* What needs to be done
Give only the number of lines that hold the word "with".

***** Raw data *****

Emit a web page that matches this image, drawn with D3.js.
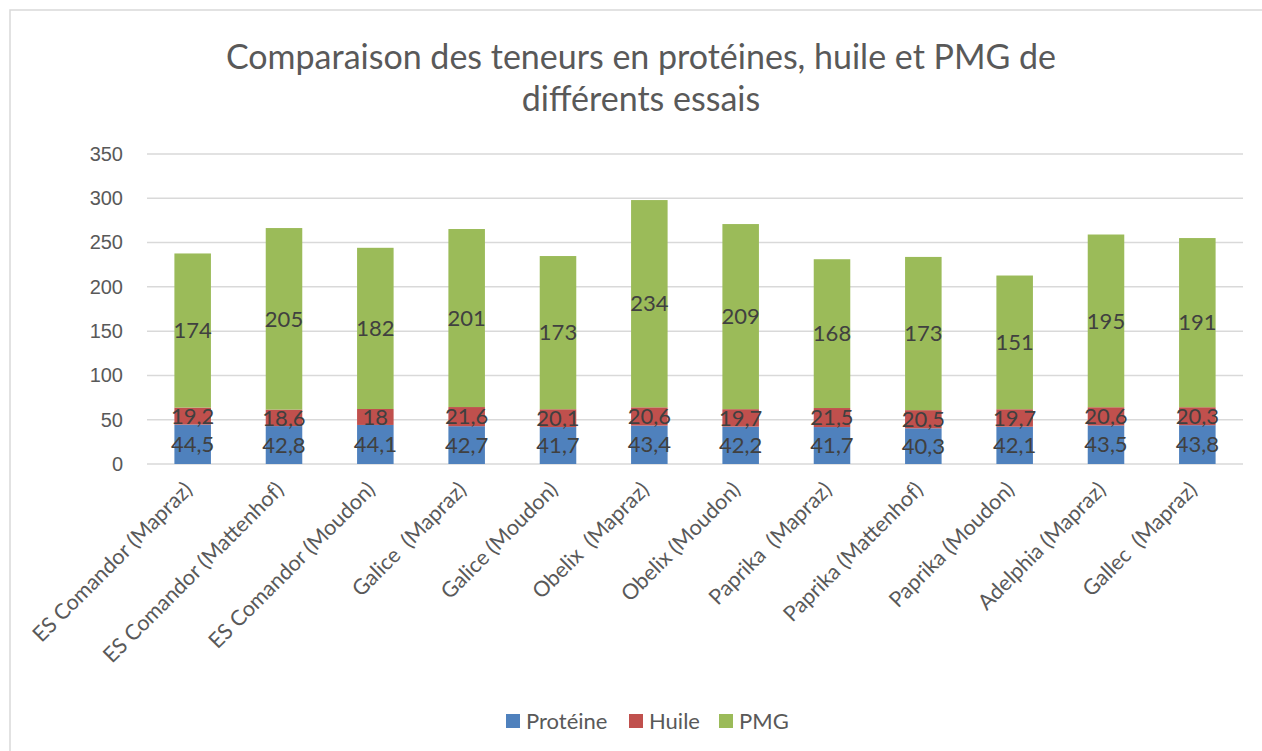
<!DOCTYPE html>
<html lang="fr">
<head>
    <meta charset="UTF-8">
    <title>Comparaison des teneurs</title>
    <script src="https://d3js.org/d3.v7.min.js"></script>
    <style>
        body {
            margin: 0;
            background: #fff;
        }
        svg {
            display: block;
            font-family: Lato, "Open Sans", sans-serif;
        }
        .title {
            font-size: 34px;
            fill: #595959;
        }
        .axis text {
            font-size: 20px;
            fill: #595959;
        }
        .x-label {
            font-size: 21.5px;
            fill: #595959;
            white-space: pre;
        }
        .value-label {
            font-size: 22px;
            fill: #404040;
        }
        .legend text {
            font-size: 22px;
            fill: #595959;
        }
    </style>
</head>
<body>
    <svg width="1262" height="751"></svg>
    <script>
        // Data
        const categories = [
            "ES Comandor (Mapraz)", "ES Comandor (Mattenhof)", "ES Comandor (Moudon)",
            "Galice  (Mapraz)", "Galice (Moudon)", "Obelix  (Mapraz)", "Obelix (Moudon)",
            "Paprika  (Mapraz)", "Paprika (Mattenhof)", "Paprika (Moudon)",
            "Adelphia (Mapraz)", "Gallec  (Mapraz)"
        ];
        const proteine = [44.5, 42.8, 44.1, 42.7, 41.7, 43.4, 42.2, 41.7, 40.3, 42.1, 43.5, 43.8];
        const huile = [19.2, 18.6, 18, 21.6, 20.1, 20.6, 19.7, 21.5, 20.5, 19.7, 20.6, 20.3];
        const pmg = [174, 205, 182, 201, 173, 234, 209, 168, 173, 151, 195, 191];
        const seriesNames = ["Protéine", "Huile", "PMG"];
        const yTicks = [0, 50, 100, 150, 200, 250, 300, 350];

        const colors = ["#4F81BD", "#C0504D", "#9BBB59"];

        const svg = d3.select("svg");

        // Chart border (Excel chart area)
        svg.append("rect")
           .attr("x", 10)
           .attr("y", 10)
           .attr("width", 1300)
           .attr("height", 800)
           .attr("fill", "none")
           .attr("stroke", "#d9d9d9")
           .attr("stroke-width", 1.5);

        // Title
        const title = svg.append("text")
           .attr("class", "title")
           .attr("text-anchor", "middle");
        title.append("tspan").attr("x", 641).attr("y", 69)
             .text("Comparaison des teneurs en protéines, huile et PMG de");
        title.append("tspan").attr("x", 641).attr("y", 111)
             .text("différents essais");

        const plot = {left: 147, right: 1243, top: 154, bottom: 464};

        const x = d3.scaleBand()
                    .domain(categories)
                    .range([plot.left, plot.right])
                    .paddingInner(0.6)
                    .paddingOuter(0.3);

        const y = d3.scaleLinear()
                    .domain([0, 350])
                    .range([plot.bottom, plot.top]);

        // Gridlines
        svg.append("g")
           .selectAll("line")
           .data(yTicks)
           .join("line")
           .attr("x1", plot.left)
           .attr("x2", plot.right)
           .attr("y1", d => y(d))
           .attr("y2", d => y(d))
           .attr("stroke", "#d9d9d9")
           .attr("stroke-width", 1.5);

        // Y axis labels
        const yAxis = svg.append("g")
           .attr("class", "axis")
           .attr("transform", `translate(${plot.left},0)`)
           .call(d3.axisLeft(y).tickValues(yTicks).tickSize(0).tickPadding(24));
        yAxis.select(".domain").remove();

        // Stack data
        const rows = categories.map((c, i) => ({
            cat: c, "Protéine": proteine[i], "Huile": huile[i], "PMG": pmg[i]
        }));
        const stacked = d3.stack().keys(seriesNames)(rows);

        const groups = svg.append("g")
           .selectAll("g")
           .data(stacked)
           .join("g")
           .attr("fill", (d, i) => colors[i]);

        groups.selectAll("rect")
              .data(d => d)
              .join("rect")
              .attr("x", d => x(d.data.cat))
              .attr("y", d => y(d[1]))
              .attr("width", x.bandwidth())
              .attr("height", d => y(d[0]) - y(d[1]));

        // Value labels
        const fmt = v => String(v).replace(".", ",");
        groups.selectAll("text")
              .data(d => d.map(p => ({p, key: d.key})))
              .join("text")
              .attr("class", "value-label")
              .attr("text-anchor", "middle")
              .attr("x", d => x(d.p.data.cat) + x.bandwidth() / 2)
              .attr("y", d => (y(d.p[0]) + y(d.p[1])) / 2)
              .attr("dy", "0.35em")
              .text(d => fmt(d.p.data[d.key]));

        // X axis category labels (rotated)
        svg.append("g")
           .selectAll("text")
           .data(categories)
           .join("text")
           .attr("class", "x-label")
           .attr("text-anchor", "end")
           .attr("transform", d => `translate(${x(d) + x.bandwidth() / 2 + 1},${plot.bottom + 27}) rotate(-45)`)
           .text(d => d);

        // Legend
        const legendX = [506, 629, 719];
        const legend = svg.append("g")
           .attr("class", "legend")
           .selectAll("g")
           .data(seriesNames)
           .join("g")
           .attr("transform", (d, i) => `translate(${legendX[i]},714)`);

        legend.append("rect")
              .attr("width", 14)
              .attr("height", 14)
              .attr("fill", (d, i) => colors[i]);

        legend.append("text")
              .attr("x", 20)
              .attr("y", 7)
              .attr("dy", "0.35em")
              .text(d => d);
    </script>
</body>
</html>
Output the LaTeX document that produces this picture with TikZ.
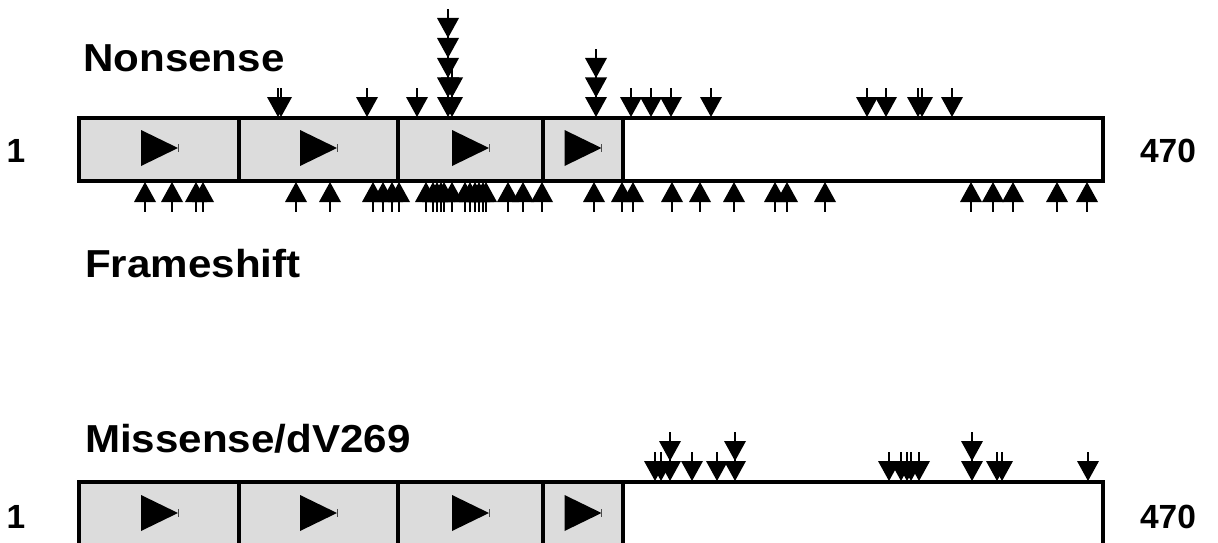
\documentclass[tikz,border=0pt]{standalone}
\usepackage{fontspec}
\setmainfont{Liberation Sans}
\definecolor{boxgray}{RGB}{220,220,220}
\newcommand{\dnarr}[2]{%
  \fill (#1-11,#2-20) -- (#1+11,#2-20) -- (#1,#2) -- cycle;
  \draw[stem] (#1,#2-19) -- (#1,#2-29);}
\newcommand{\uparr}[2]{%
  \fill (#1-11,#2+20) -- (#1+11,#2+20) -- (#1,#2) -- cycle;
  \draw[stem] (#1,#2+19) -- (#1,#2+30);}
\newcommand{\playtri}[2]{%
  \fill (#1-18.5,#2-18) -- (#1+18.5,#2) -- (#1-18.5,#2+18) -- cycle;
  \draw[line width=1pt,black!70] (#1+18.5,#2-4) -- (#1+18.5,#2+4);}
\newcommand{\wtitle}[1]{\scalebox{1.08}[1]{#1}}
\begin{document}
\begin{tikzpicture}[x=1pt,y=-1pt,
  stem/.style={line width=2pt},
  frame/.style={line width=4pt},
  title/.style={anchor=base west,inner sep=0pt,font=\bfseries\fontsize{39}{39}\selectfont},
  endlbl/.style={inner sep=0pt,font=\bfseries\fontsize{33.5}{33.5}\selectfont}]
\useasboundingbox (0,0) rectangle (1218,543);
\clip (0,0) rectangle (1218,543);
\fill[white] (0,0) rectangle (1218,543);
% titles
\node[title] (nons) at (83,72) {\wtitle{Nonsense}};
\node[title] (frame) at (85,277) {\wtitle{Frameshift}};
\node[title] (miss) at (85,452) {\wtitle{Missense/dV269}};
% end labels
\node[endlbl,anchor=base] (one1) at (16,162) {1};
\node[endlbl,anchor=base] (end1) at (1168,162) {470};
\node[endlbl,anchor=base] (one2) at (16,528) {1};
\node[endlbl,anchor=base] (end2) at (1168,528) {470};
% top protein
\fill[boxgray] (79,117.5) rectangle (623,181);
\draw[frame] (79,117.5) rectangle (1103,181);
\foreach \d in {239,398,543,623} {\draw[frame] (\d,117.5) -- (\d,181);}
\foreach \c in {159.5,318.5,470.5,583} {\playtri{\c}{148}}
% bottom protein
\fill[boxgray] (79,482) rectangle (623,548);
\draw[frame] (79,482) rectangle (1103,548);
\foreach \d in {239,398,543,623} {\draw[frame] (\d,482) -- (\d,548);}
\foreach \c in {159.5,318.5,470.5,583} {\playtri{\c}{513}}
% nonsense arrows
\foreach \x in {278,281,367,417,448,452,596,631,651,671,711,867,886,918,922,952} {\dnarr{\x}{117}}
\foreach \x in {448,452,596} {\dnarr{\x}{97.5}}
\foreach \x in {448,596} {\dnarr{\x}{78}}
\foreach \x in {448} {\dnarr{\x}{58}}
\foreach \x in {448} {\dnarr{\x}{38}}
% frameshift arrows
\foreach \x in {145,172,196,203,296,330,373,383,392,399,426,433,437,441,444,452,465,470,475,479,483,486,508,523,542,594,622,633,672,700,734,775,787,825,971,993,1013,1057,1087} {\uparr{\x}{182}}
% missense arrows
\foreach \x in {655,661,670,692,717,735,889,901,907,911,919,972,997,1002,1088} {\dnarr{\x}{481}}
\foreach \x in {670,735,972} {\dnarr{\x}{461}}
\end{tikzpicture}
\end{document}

*****

* Exercise response
2